3d is shit. 3d is shit and always will be. even if you have a childhood friend you've known since you were kids and date for years, she will some day find someone else. these women, they get off on the idea of cheating. it makes me sick to my stomach, but it's true. there is no real woman who would never cheat. you have two options from here:
-accept it and use the knowledge that women are whores in order to fuck as many as possible to satisfy your animalisitic instincts
-refuse to participate in the game. withdraw completely and resign yourself to a pure and fantastical world of 2D.
make your choice, i've already made mine.
You could make a case for withdrawing yourself from the game, essentially choosing delibacy for whatever reason, but for Christ sake, just jack off to porn. Don't get into this 2D bullshit, don't be like one of those faggy romantic sonnet writers of 300-400 years ago.
well i'm incapable of falling in love so it's fine right? i just prefer 2d as a whole, everything is perfect about the girls.
Do you think these threads/discussions cause people to commit suicide?
Are we contributing to the death toll?
No, discussing your shitty feelings makes you feel better, at least for a bit. Maybe one or two hopeless dudes off themselves, but this is a place for me to express my feelings without it having any repercussions. Also no therapy bill.
Oversexualization from a young age is the quickest way to destroy a society. Western world is in figurative flames and the train has no breaks. Hope was cast off and left to drown long ago.
Nothing in this world makes me as sad as this, I will never experience young love
It's too late for me
FUCK, JUST KILL ME ALREADY
AM I ONLY HERE TO SUFFER
FUCK YOU FUCK YOU FUCK YOOOOUUUUUU!!
Okay, well, thats your own experience anon as well fault. For many anons to come who luck out with that opportunity, we have to look forward to meeting quirky women who will see past the bullshit we tend to see. The redshilling and blueshilling shit.
OP here, sorry for making this thread robots, I started crying today and didn't want to suffer alone. Had to take some of you down with me.
I cried as I typed it all.
I was already feeling worse than ever! Why would you do this to me?!
It's alright, mate, we've all been like that.

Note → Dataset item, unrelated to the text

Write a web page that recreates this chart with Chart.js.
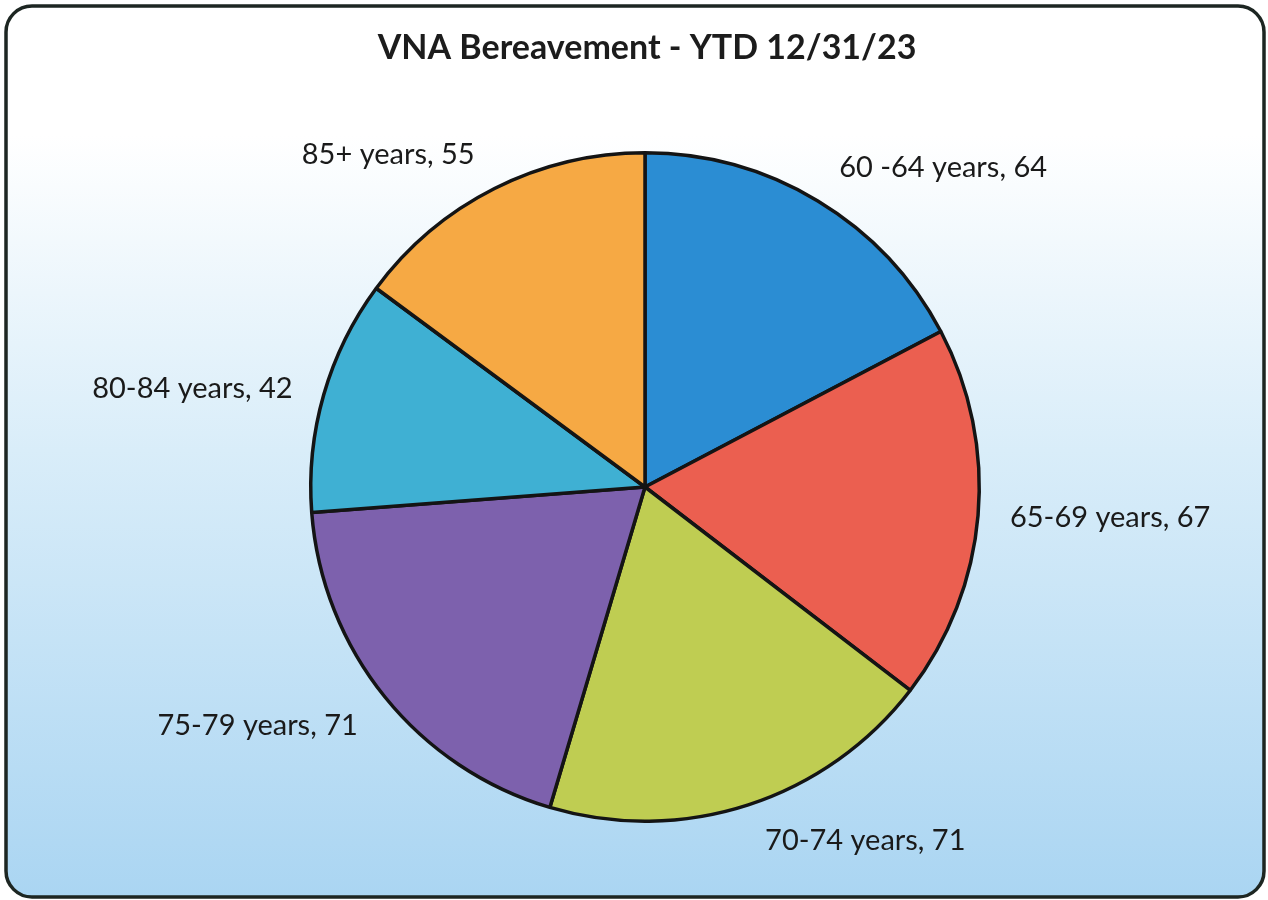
<!DOCTYPE html>
<html>
<head>
<meta charset="utf-8">
<title>VNA Bereavement</title>
<script src="https://cdn.jsdelivr.net/npm/chart.js@4"></script>
<style>
  html, body { margin: 0; padding: 0; background: #fff; }
  #wrap { width: 1268px; height: 900px; }
</style>
</head>
<body>
<div id="wrap"><canvas id="pieChart"></canvas></div>
<script>
const ageGroups = ["60 -64 years", "65-69 years", "70-74 years", "75-79 years", "80-84 years", "85+ years"];
const clients = [64, 67, 71, 71, 42, 55];
const sliceColors = ["#2b8dd3", "#eb5f50", "#bfcd52", "#7d61ad", "#3fb0d3", "#f6a944"];
const chartTitle = "VNA Bereavement - YTD 12/31/23";

const FONT = "Lato, 'Open Sans', sans-serif";

// background panel: white to pale blue, rounded dark frame
const panelBg = {
  id: "panelBg",
  beforeDraw(chart) {
    const ctx = chart.ctx;
    const w = chart.width, h = chart.height;
    ctx.save();
    const g = ctx.createLinearGradient(0, 0, 0, h);
    g.addColorStop(0, "#ffffff");
    g.addColorStop(0.15, "#ffffff");
    g.addColorStop(0.5, "#d9edf9");
    g.addColorStop(1, "#aad5f2");
    ctx.beginPath();
    ctx.roundRect(6, 6, w - 10, h - 9, 26);
    ctx.fillStyle = g;
    ctx.fill();
    ctx.lineWidth = 3.5;
    ctx.strokeStyle = "#1d2622";
    ctx.stroke();

    ctx.fillStyle = "#1c1c1c";
    ctx.font = "bold 34px " + FONT;
    ctx.textAlign = "center";
    ctx.textBaseline = "middle";
    ctx.fillText(chartTitle, 647, 48);
    ctx.restore();
  }
};

// category + value labels outside each slice
const outerLabels = {
  id: "outerLabels",
  afterDatasetsDraw(chart) {
    const ctx = chart.ctx;
    const meta = chart.getDatasetMeta(0);
    ctx.save();
    ctx.font = "29px " + FONT;
    ctx.fillStyle = "#1a1a1a";
    meta.data.forEach((arc, i) => {
      const mid = (arc.startAngle + arc.endAngle) / 2;
      const r = arc.outerRadius + 22;
      const cx = Math.cos(mid), sy = Math.sin(mid);
      let x = arc.x + cx * r;
      const y = arc.y + sy * r;
      ctx.textAlign = cx >= 0 ? "left" : "right";
      x += cx >= 0 ? 10 : -10;
      if (sy < -0.5) ctx.textBaseline = "bottom";
      else if (sy > 0.5) ctx.textBaseline = "top";
      else ctx.textBaseline = "middle";
      ctx.fillText(ageGroups[i] + ", " + clients[i], x, y);
    });
    ctx.restore();
  }
};

new Chart(document.getElementById("pieChart").getContext("2d"), {
  type: "pie",
  data: {
    labels: ageGroups,
    datasets: [{
      data: clients,
      backgroundColor: sliceColors,
      borderColor: "#141414",
      borderWidth: 3.5
    }]
  },
  options: {
    responsive: true,
    maintainAspectRatio: false,
    animation: false,
    layout: { padding: { top: 151, bottom: 77, left: 198, right: 176 } },
    plugins: {
      legend: { display: false },
      tooltip: { enabled: false }
    }
  },
  plugins: [panelBg, outerLabels]
});
</script>
</body>
</html>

Share some more, and I'll read them all.
I need to have my monthly cry, or I start bottling everything up and lose it like I dis in Army basic.
these two were high quality and hit me with the early morning feels.

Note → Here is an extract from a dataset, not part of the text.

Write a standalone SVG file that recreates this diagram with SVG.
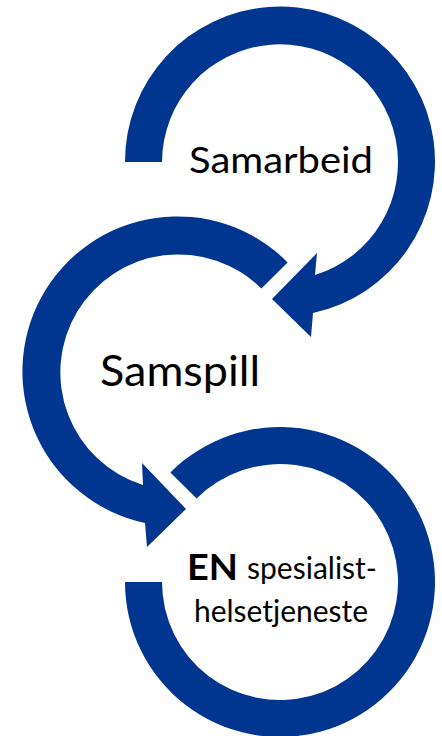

the writing style suddenly changed, along with a poor choice of music especially with an anime that has numerous different songs. Probably some "fembot" wrote this last one, its absolute shit and you should fuck off.

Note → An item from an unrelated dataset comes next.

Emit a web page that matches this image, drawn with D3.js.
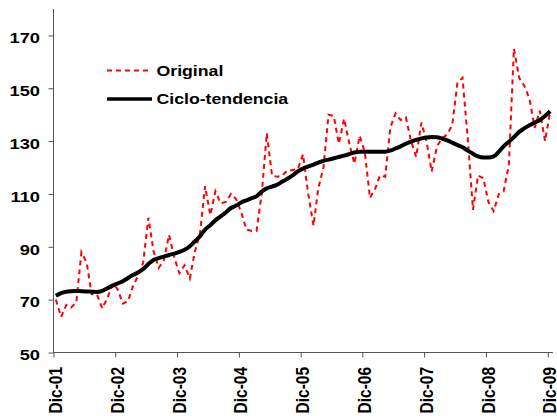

>you will never experience young love
>the only thing you'll be loved for is your social status and job
>you will never find actual love that is as pure as one you grow up with
What makes them sad is that you know they're literally impossible of happening to you at this stage in your life.
There is no possibility of the faintest bit of hope of them occurring, it's a feel that's too late to feel.
Then the second post is there to tell you about what to look forward to, which sounds depressing as hell.
The 3rd is for women, everything is their CHOICE, they choose not to have a boyfriend that they grow up together with so the only thing they can be sad about is their inability to lock down Chad.
I don't get these feels at all anymore.
It's a nice sentiment but it's just pure fantasy.
I hope all of you can move on one day and stop feeling depressed over our mediocre reality.
Ran into a woman that told me everything I wanted to hear from a woman, then she takes a 180 and says she's not looking for love, LIKE SERIOUSLY?
She just told me that she almost killed herself cause no one loves her.